= Dataset excerpts =
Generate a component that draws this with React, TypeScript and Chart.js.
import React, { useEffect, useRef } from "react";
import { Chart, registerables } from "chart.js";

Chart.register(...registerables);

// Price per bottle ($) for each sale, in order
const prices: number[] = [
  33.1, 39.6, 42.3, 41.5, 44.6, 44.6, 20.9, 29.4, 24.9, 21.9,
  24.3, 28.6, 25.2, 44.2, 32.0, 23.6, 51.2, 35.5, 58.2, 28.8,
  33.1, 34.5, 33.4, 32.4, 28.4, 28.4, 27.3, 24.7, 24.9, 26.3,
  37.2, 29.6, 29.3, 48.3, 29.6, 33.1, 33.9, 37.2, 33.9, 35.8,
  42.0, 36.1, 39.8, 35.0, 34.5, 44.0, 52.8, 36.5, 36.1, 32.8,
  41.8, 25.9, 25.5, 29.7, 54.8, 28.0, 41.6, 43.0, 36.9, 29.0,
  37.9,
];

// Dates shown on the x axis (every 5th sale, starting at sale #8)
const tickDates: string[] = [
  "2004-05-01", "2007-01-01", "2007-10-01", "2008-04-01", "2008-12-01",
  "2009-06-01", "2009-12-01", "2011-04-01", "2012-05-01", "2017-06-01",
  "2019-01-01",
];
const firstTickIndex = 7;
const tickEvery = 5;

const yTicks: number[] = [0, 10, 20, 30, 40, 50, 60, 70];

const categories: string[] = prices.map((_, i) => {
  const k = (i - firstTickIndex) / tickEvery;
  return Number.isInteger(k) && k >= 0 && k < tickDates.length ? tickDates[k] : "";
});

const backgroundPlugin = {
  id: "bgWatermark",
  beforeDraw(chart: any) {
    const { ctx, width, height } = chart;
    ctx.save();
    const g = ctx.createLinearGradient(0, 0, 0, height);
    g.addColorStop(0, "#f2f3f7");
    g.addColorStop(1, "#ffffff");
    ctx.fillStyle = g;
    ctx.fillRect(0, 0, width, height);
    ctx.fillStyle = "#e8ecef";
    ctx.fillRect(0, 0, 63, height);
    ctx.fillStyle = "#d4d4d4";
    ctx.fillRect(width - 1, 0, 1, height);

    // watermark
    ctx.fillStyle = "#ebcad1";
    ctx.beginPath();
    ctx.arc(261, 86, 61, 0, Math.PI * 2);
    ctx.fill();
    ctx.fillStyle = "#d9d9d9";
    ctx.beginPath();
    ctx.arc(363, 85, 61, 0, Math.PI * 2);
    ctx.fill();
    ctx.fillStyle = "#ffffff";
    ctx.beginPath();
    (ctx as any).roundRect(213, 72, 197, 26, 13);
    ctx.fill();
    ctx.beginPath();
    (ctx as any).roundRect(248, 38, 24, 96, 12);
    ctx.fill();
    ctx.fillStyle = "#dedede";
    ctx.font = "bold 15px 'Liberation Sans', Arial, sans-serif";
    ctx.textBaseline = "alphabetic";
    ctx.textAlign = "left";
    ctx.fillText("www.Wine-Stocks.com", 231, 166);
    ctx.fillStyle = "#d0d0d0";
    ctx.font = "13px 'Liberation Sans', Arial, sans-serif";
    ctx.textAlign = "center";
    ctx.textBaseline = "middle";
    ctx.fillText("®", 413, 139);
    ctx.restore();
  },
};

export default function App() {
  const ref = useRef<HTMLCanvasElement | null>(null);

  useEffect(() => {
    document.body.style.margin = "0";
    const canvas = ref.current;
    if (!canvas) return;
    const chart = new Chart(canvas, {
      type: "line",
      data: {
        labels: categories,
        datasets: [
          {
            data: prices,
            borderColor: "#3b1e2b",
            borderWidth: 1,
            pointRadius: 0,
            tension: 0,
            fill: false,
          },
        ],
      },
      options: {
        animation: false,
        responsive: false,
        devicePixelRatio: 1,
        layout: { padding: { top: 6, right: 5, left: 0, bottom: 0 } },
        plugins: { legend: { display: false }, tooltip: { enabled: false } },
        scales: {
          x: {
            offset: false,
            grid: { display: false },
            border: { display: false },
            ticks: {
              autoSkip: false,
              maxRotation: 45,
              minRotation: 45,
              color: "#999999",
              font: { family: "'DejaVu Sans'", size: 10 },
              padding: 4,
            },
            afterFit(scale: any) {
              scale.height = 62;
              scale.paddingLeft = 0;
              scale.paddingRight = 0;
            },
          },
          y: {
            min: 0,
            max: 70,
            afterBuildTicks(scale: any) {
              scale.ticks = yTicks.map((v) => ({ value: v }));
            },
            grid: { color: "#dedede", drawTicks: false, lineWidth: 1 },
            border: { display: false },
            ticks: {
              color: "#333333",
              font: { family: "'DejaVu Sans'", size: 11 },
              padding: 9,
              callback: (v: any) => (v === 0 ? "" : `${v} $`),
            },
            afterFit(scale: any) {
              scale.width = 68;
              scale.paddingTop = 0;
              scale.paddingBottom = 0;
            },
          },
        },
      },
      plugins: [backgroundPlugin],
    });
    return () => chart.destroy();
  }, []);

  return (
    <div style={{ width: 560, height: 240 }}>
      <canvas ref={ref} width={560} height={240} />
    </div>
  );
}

---

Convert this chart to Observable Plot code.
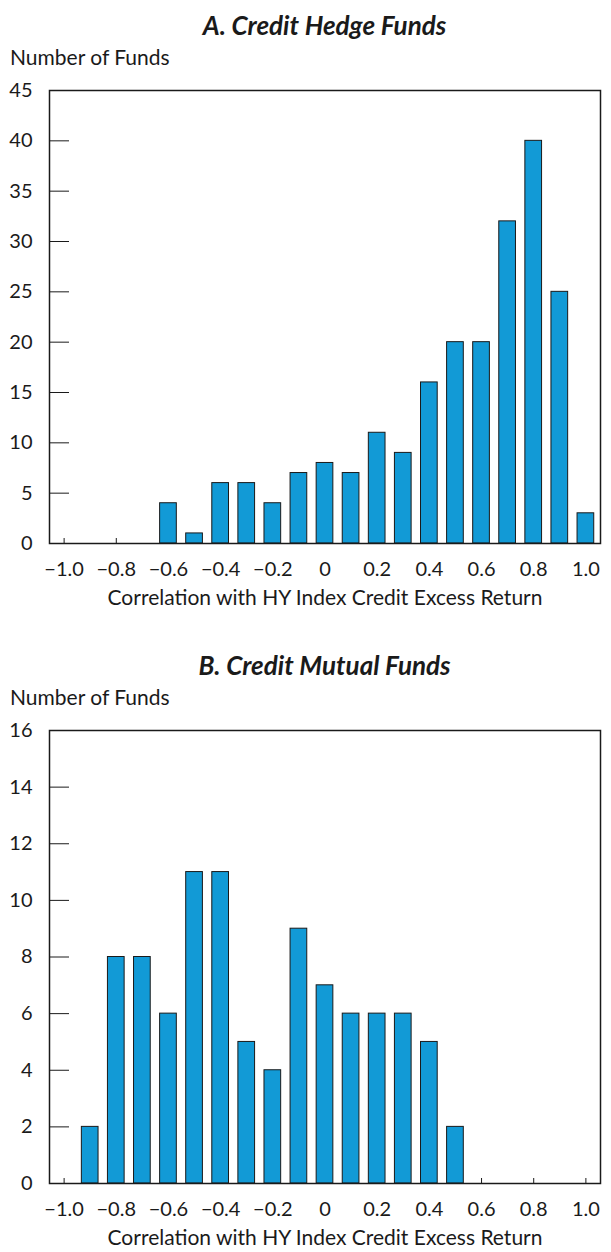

---

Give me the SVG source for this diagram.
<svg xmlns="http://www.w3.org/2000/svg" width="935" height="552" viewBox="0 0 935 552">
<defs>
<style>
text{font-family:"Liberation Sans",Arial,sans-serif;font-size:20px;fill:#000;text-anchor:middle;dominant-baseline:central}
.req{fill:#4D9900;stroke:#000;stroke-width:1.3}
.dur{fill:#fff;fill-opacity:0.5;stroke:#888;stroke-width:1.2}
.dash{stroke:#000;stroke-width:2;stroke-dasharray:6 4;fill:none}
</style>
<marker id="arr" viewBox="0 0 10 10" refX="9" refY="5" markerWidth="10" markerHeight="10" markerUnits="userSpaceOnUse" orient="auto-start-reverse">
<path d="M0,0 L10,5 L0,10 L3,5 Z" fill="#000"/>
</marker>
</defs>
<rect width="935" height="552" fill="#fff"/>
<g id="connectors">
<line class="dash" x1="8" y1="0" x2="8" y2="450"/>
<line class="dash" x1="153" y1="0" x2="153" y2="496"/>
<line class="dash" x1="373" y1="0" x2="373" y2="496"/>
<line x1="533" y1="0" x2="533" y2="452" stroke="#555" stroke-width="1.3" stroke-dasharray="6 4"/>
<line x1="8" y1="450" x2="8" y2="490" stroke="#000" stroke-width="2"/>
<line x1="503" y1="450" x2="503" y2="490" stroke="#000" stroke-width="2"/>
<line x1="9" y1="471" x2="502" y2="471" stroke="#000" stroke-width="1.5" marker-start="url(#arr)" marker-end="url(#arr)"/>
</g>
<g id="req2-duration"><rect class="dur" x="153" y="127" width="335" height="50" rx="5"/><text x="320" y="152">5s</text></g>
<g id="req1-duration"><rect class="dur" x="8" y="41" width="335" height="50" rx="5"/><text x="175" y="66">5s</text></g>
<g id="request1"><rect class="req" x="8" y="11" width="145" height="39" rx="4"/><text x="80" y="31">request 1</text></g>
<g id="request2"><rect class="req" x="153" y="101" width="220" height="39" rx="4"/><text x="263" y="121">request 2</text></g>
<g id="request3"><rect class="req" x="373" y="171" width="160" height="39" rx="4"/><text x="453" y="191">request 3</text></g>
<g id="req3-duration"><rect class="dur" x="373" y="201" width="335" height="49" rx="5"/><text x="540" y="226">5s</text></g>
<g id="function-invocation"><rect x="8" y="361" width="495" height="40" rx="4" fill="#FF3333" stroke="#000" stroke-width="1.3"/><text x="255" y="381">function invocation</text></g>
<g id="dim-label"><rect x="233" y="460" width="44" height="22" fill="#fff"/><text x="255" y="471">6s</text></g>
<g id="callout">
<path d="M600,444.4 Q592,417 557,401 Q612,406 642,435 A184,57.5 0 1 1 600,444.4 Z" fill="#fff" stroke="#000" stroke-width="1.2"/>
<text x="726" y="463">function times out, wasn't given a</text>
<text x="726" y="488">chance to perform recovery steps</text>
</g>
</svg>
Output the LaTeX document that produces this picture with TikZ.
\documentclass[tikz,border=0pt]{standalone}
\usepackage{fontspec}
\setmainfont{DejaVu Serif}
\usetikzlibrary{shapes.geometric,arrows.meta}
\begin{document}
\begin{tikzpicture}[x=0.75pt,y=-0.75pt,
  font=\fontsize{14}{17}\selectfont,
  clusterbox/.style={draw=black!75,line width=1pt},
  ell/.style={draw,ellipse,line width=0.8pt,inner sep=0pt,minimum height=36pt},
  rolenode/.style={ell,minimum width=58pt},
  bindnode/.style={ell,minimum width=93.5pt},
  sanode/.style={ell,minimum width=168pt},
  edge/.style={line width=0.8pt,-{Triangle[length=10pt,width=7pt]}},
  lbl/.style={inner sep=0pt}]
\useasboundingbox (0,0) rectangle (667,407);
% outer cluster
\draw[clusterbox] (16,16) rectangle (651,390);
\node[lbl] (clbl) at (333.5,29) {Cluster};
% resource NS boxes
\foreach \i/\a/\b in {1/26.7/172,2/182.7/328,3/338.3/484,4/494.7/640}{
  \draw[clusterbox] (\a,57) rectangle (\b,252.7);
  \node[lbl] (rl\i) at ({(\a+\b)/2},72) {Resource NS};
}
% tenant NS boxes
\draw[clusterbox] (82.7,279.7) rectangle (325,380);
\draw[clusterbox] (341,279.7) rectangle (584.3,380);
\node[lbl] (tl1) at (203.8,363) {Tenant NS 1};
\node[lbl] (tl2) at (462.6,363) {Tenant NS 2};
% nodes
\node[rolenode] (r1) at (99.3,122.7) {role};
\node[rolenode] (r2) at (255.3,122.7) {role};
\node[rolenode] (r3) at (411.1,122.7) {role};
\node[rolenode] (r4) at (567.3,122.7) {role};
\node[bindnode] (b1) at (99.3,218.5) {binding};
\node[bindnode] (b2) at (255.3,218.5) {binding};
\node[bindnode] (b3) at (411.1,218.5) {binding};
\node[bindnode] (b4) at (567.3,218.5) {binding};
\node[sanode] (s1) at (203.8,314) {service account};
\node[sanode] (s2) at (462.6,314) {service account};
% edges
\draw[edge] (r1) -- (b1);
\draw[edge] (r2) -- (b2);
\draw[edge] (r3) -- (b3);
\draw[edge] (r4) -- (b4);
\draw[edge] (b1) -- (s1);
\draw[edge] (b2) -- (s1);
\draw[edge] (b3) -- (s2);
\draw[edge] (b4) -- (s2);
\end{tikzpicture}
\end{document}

= What you are asked to do =
Start with the line that holds "Generate a component" and finish with the line that holds "Chart.register(...registerables);". Transcribe each line in between exactly, and those two as well.

= Correct output =
Generate a component that draws this with React, TypeScript and Chart.js.
import React, { useEffect, useRef } from "react";
import { Chart, registerables } from "chart.js";

Chart.register(...registerables);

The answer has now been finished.